Annual Forum Papers

An Examination of the Impact of Economic Policy on Long-run Economic Growth An Application of a VECM Structure to a Middle- Income Context

  • Year: 2001
  • Author(s): Martine Mariotti

The determinants of economic growth have long interested economists. A number of variables have been found to be significant, among them the private investment rate, human capital investment rates, the political stability of a country and others. An important sub-category of such determinants is policy variables. Specifically, two such variables are government consumption expenditure and the inflation rate.

In this paper we will employ an endogenous growth model as we investigate the effects of policy on per capita GDP. We allow for the possibility of non-linearities in the relationship between government consumption expenditure and the inflation rate and GDP.

Cross-sectional studies of the determinants of economic growth find the impacts of both government consumption expenditure and the inflation rate to be negative, as shown in Table 1. A distinguishing feature of these studies is that the policy variables enter the specification linearly. Either of the feasible signs on the policy variables implies a corner solution that seems implausible. Complete reliance on private markets is challenged at least by the literature surrounding the impact of human capital on economic growth. Complete nationalization of the economy is difficult to justify on efficiency grounds. The implied interpretation of the policy variables in growth studies is that they capture piecewise linearity. A better solution, therefore, would be to recognize the likely nonlinearities explicitly. It is with this task that the present paper is concerned.

The idea is that for relatively low levels of government consumption spending and inflation, the impact on the growth rate may be positive but as the ratio of government consumption spending to GDP and the inflation rate increase they begin to have negative effects on GDP. Time series estimations of this hypothesis show that this may indeed be the case for South Africa.

This is the only known study of its kind to undertake such an investigation.

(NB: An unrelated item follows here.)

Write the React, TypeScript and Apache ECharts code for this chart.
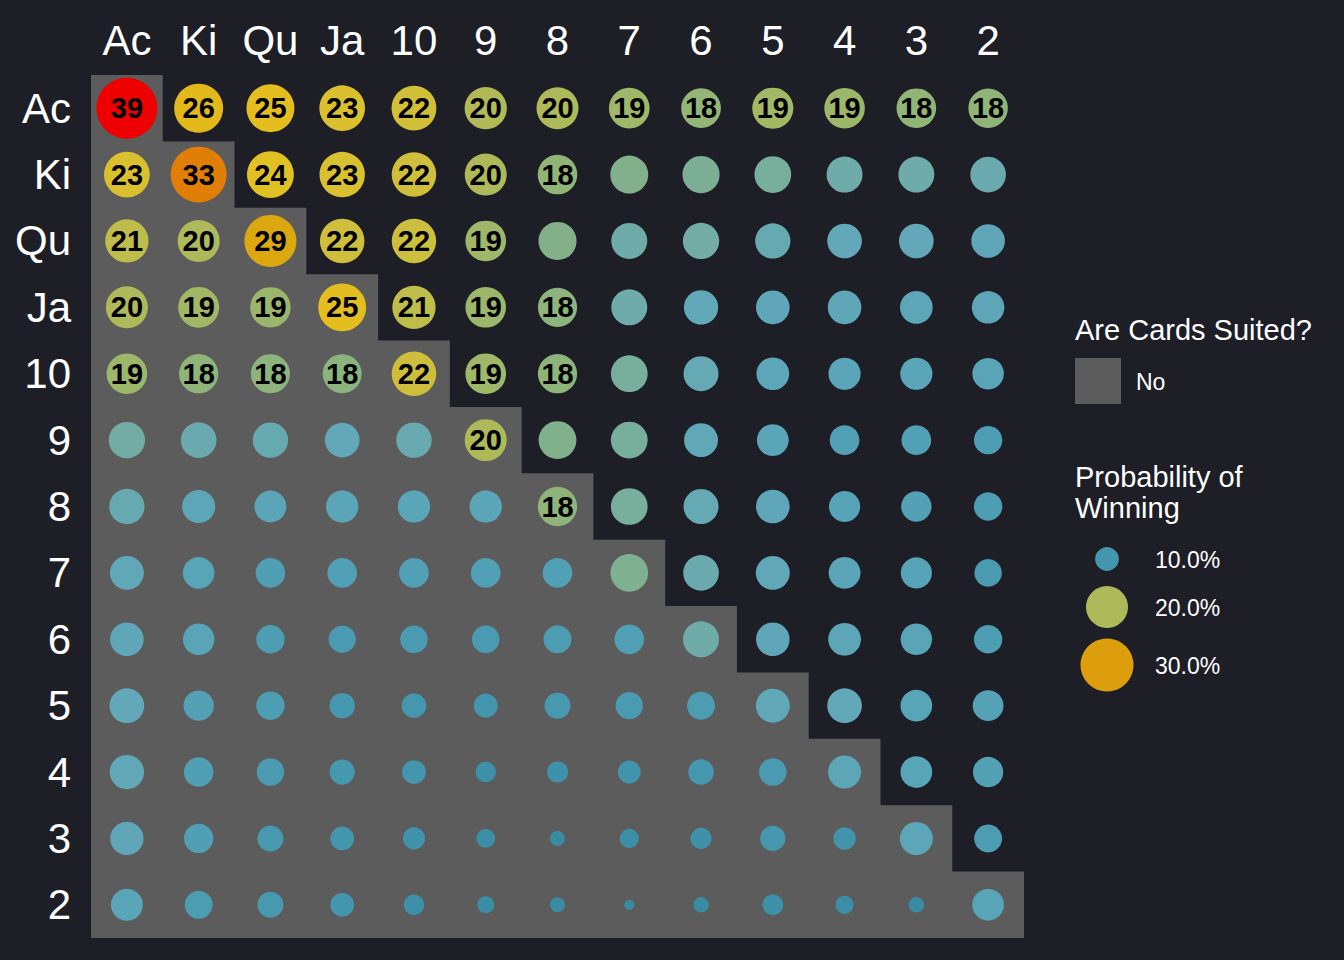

While the South African literature is peppered with comments and thoughts on the role of policy with respect to economic growth there have been no empirical investigations. Further, there is no known study worldwide that examines the possibility of a non-linear impact of policy on growth.

The paper draws from both the theoretical literature on growth as well as the international empirical findings. The following section provides a brief summary of the literature. In Section 3, we extend the finding of Barro (1990) that government consumption expenditure has an optimal level beyond which it begins to reduce per capita consumption to show that it also has an optimal level with respect to the growth rate of output. We also present a brief analysis of the effects of inflation on growth.

We then allow for the possibility that policy may have an indirect effect as well as a direct effect on growth via its effects on investment. We show that government policy 3 can affect investment, which, as shown by Levine and Renelt (1992), is one of the most robust determinants of growth.

Section 4 outlines the econometric methodology to be used, specifically the Johansen estimation approach as well as the autoregressive threshold effects methodology. We provide an outline of the models to be estimated. In Section 5 we discuss the data to be used. Section 6 outlines the univariate time series characteristics of the data and reports the empirical results. Using appropriate time series estimation techniques the empirical findings show that policy does indeed have a significant direct effect on per capita GDP in that higher levels of government spending and inflation reduce GDP. An examination of the possibility of the existence of an optimal level of government consumption spending and inflation show that there could indeed exist such threshold levels for both variables. The final estimation suggests that it is insufficient to examine only the direct effects of policy. It is necessary to examine the indirect impacts too. Section 7 concludes the paper.